中心人物は、氷点の編集長のLi Datong(注4)であり、彼は氷点の親雑誌である中共党営の「中国青年報(
China
Youth Daily)」の幹部でもあります。
(注4)Li Datongは、編集長として、氷点でかねてより役人の腐敗と社会的不平等を糾弾してきてきており、昨年夏には、彼単独で公開書簡を発し、中共情宣部が導入したところの、政府高官達にヨイショした記事を書いた記者にボーナスを与える制度の撤回を勝ち取っている。
この書簡は、氷点の発行停止は、中共憲法が保障する言論の自由の権利の濫用による侵害である、と批判しています(注5)。
(注5)Li Datongは、中共情宣部は党の一機関にすぎず、国家機関ではない以上、情宣部による氷点発行停止措置はそもそも違法である、とも主張している。
そして、「この全体主義から立憲主義体制への歴史的転換点において、公共の言論の自由を剥奪することは、わが国の社会的・政治的移行を困難に陥れ、集団間の対立や社会的紛争を引き起こすものである。・・自由な意見表明をを許すことが社会の安定を増進し、社会の諸問題を軽減させることは、歴史的に証明されている。」と指摘しています(注6)。
(注6)過去2ヶ月の間に、Beijing Newsとthe Public Interest Timesの編集長がそれぞれ当局によって更迭されている。ちなみに、判明しているだけでも、現在32名のジャーナリストが投獄されており、Reporters Without Bordersによる2005年の報道の自由指数によると、中共の順位は全167カ国中159位という低さだ。
このような、身内からの叛乱とも言うべき前代未聞の公開書簡が出現した背景には、今や政府や党のメディアといえども、独立採算制が導入されるに至った結果、私営のものも交えて、中共のメディアの間の競争には熾烈なものがあり、人々が求める、腐敗や社会格差の話を書かなければ、いかなるメディアも生き残れない、という事情があります。
つまりジャーナリストは、売れない記事で食い詰めるよりも、売れる記事で中共当局の逆鱗に触れるリスクを犯す方を選択せざるをえないのであり、検閲を糾弾する上記公開書簡の出現は、言論人の広汎なコンセンサスが後押しをしている、と見るべきなのです。
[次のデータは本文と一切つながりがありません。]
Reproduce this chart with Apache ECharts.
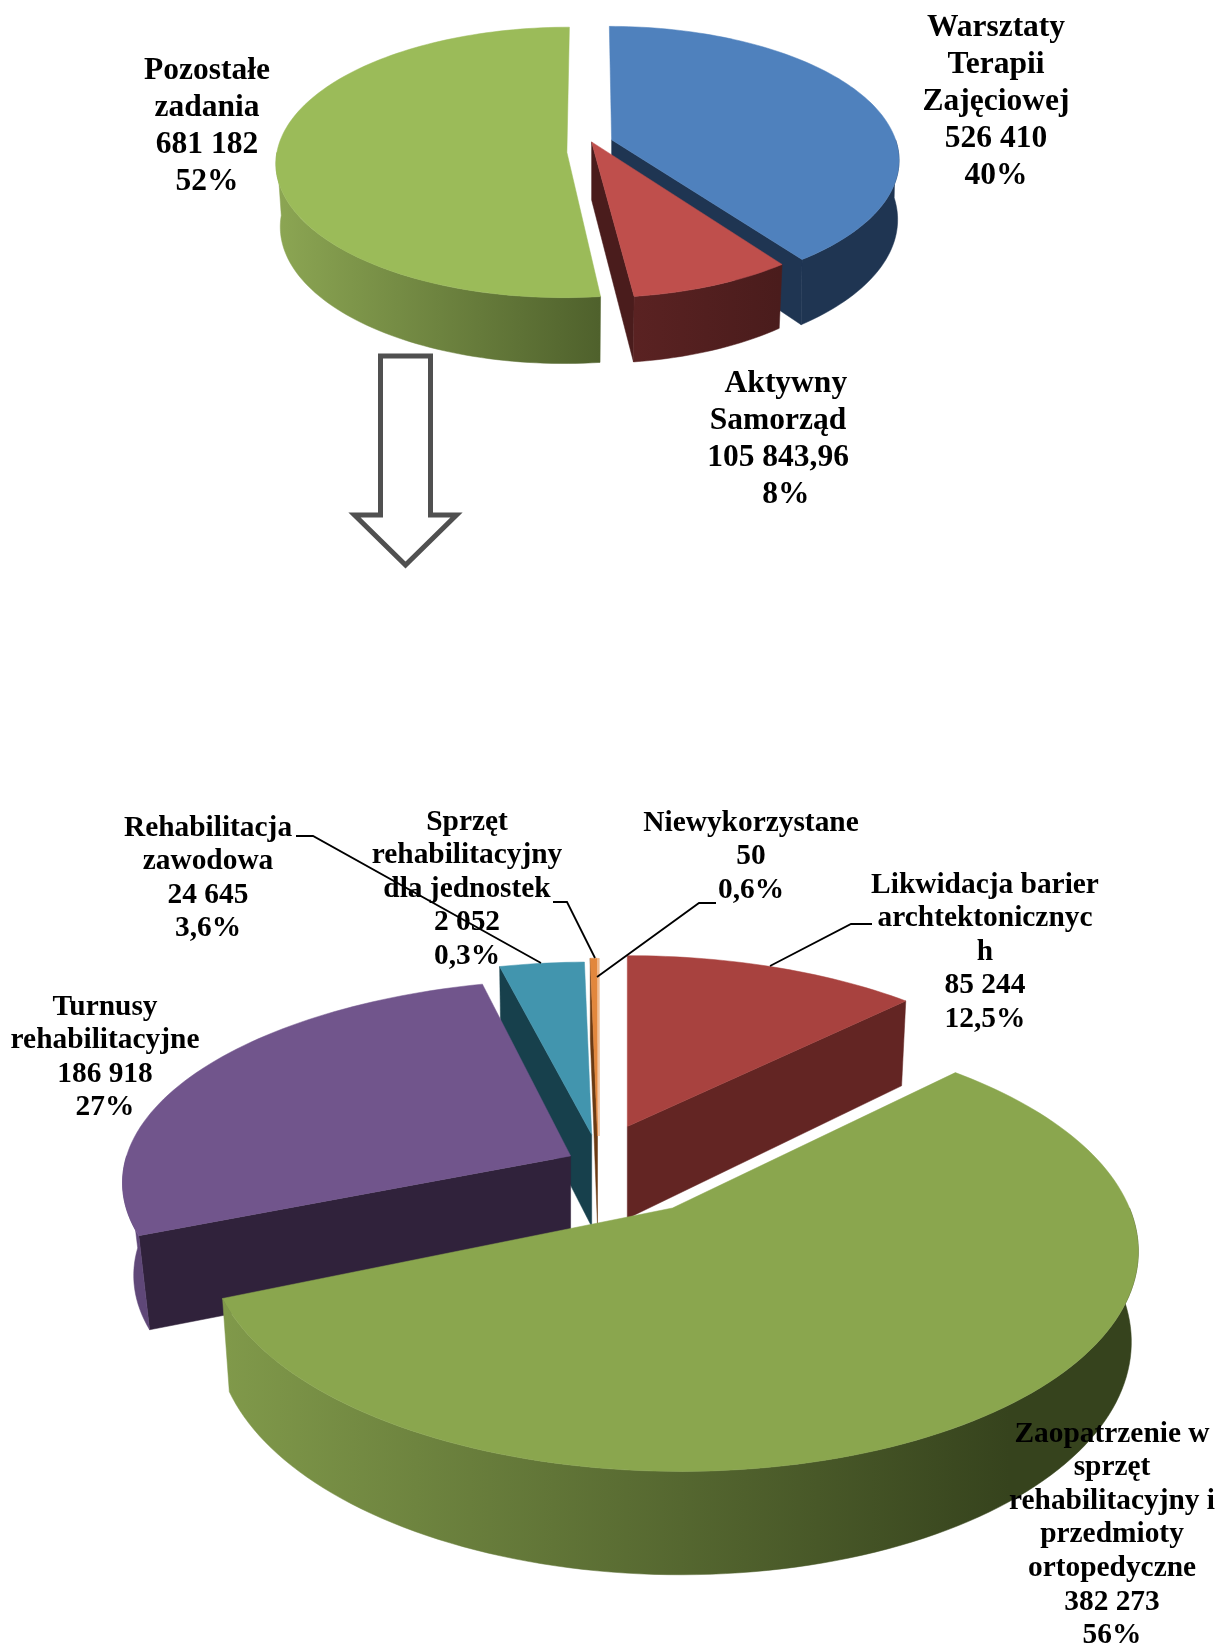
<!DOCTYPE html>
<html lang="pl">
<head>
    <meta charset="UTF-8">
    <title>Wykresy</title>
    <script src="https://cdn.jsdelivr.net/npm/echarts@6/dist/echarts.min.js"></script>
    <style>
        html, body { margin: 0; padding: 0; background: #fff; }
        #main { width: 1220px; height: 1647px; }
    </style>
</head>
<body>
    <div id="main"></div>
    <script type="text/javascript">
        // data
        const topNames = ['Warsztaty Terapii Zajęciowej', 'Aktywny Samorząd', 'Pozostałe zadania'];
        const topValues = [526410, 105843.96, 681182];
        const bottomNames = ['Likwidacja barier archtektonicznych', 'Zaopatrzenie w sprzęt rehabilitacyjny i przedmioty ortopedyczne',
            'Turnusy rehabilitacyjne', 'Rehabilitacja zawodowa', 'Sprzęt rehabilitacyjny dla jednostek', 'Niewykorzystane'];
        const bottomValues = [85244, 382273, 186918, 24645, 2052, 50];

        const topLabels = [
            ['Warsztaty\nTerapii\nZajęciowej\n526 410\n40%', 996, 28],
            ['\u00a0\u00a0Aktywny\nSamorząd\n105 843,96\n\u00a0\u00a08%', 778, 384],
            ['Pozostałe\nzadania\n681 182\n52%', 207, 71]
        ];
        const bottomLabels = [
            ['Likwidacja barier\narchtektonicznyc\nh\n85 244\n12,5%', 985, 885],
            ['Zaopatrzenie w\nsprzęt\nrehabilitacyjny i\nprzedmioty\nortopedyczne\n382 273\n56%', 1112, 1434],
            ['Turnusy\nrehabilitacyjne\n186 918\n27%', 105, 1007],
            ['Rehabilitacja\nzawodowa\n24 645\n3,6%', 208, 828],
            ['Sprzęt\nrehabilitacyjny\ndla jednostek\n2 052\n0,3%', 467, 822],
            ['Niewykorzystane\n50\n0,6%', 751, 823]
        ];
        const leaders = [
            [[296, 836], [313, 836], [541, 963]],
            [[553, 902], [567, 902], [595, 958]],
            [[716, 903], [699, 903], [597, 977]],
            [[872, 924], [851, 924], [770, 966]]
        ];

        // each slice is pulled out by hand: apex, radii, perspective, shear, rim shrink, wall height, colours
        const topLayout = [
            { cx: 611.6, cy: 139.8, rx: 284, ry: 130, p: 0.146, sk: 0.02, shrink: 0.995, d: 58, z: 1, top: '#4f81bd', face: '#1f3552', wall: ['#1f3552', '#1f3552'] },
            { cx: 591.6, cy: 141.9, rx: 283, ry: 133, p: 0.146, sk: 0.025, shrink: 0.985, d: 58, z: 2, top: '#bf4f4c', face: '#4a1c1c', wall: ['#5a2222', '#4a1c1c'], wallX: [634, 780] },
            { cx: 566.9, cy: 152.4, rx: 290, ry: 134.5, p: 0.074, sk: -0.02, shrink: 0.985, d: 63, z: 3, top: '#9bbb59', face: '#4f612c', wall: ['#8ca653', '#4f612c'], wallX: [276, 600] }
        ];
        const bottomLayout = [
            { cx: 627.3, cy: 1126.5, rx: 436, ry: 197, p: 0.153, sk: 0, shrink: 0.985, d: 92, z: 3, top: '#a8423f', face: '#632523', wall: ['#632523', '#632523'] },
            { cx: 672.5, cy: 1208, rx: 457, ry: 216, p: 0.18, sk: 0.03, shrink: 0.985, d: 88, z: 5, top: '#8aa64e', face: '#4f612c', wall: ['#80994a', '#36431d'], wallX: [225, 1009] },
            { cx: 570.6, cy: 1155.9, rx: 444, ry: 196, p: 0.11, sk: -0.057, shrink: 0.975, d: 92, z: 4, top: '#71558c', face: '#30223b', wall: ['#5f4778', '#5f4778'] },
            { cx: 591.7, cy: 1134.6, rx: 433, ry: 199, p: 0.153, sk: 0, shrink: 0.985, d: 92, z: 2, top: '#4295ae', face: '#17404c', wall: ['#17404c', '#17404c'] },
            { cx: 597.5, cy: 1136, rx: 433, ry: 205, p: 0.153, sk: 0, shrink: 0.985, d: 90, z: 1, top: '#e2873d', face: '#6b3a13', wall: ['#6b3a13', '#6b3a13'] },
            { cx: 599, cy: 1136, rx: 433, ry: 205, p: 0.153, sk: 0, shrink: 0.985, d: 90, z: 0, top: '#e2873d', face: '#6b3a13', wall: ['#6b3a13', '#6b3a13'] }
        ];

        const DEG = Math.PI / 180;

        function point(L, deg, depth, radius) {
            const u = Math.sin(deg * DEG) * radius;
            const v = -Math.cos(deg * DEG) * radius;
            const s = 1 / (1 - L.p * v);
            const k = depth ? L.shrink : 1;
            const dy = L.ry * v * s * k;
            return [L.cx + L.rx * u * s * k + L.sk * dy, L.cy + dy + depth * s];
        }

        function arc(L, from, to, depth) {
            const pts = [];
            const n = Math.max(2, Math.ceil((to - from) / 1.5));
            for (let i = 0; i <= n; i++) {
                pts.push(point(L, from + (to - from) * i / n, depth, 1));
            }
            return pts;
        }

        function poly(points, fill, z2) {
            return { type: 'polygon', z2: z2, shape: { points: points }, style: { fill: fill, stroke: fill, lineWidth: 0.5 } };
        }

        function pieRenderer(values, layout) {
            const total = values.reduce(function (a, b) { return a + b; }, 0);
            return function (params, api) {
                const i = params.dataIndex;
                const L = layout[i];
                let before = 0;
                for (let j = 0; j < i; j++) before += values[j];
                const a0 = before / total * 360;
                const a1 = a0 + api.value(0) / total * 360;
                const children = [];
                const z = L.z * 10;

                // cut faces, only those turned towards the viewer
                const faceAt = function (deg) {
                    return poly([point(L, 0, 0, 0), point(L, deg, 0, 1), point(L, deg, L.d, 1), point(L, 0, L.d, 0)], L.face, z);
                };
                if (Math.sin(a0 * DEG) < -0.001) children.push(faceAt(a0));
                if (Math.sin(a1 * DEG) > 0.001) children.push(faceAt(a1));

                // outer wall, front half of the rim
                const w0 = Math.max(a0, 90);
                const w1 = Math.min(a1, 270);
                if (w1 > w0) {
                    const rim = arc(L, w0, w1, 0);
                    const low = arc(L, w0, w1, L.d).reverse();
                    const fill = !L.wallX ? L.wall[0] : {
                        type: 'linear', global: true, x: L.wallX[0], y: 0, x2: L.wallX[1], y2: 0,
                        colorStops: [{ offset: 0, color: L.wall[0] }, { offset: 1, color: L.wall[1] }]
                    };
                    children.push(poly(rim.concat(low), fill, z + 1));
                }

                // top surface
                children.push(poly([point(L, 0, 0, 0)].concat(arc(L, a0, a1, 0)), L.top, z + 2));
                return { type: 'group', children: children };
            };
        }

        function textElements(labels, font, lineHeight) {
            return labels.map(function (l) {
                return {
                    type: 'text', z: 100, x: l[1], y: l[2] - lineHeight / 2,
                    style: { text: l[0], font: font, lineHeight: lineHeight, fill: '#000', textAlign: 'center', textVerticalAlign: 'top' }
                };
            });
        }

        var myChart = echarts.init(document.getElementById('main'), null, { renderer: 'canvas' });

        var elements = textElements(topLabels, 'bold 31.5px "Liberation Serif"', 37)
            .concat(textElements(bottomLabels, 'bold 29.4px "Liberation Serif"', 33.6));

        leaders.forEach(function (pts) {
            elements.push({ type: 'polyline', z: 99, shape: { points: pts }, style: { fill: 'none', stroke: '#000', lineWidth: 1.8 } });
        });

        // arrow between the two pies
        elements.push({
            type: 'polygon', z: 99,
            shape: { points: [[380.5, 356], [430.5, 356], [430.5, 515], [456.5, 515], [405.5, 565], [354.5, 515], [380.5, 515]] },
            style: { fill: '#fff', stroke: '#505050', lineWidth: 5, lineJoin: 'miter' }
        });

        var option = {
            animation: false,
            backgroundColor: '#fff',
            tooltip: { show: false },
            graphic: { elements: elements },
            series: [
                {
                    type: 'custom', name: 'top', coordinateSystem: 'none',
                    renderItem: pieRenderer(topValues, topLayout),
                    data: topValues.map(function (v, i) { return { name: topNames[i], value: [v] }; })
                },
                {
                    type: 'custom', name: 'bottom', coordinateSystem: 'none',
                    renderItem: pieRenderer(bottomValues, bottomLayout),
                    data: bottomValues.map(function (v, i) { return { name: bottomNames[i], value: [v] }; })
                }
            ]
        };
        myChart.setOption(option);
    </script>
</body>
</html>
(以上、http://www.nytimes.com/2006/02/15/international/asia/15china.html?pagewanted=print、及びhttp://www.guardian.co.uk/china/story/0,,1710025,00.html(どちらも2月16日アクセス)による。)
4 所見
胡錦涛主席等の中共首脳の苦渋の顔が目に見えるようですね。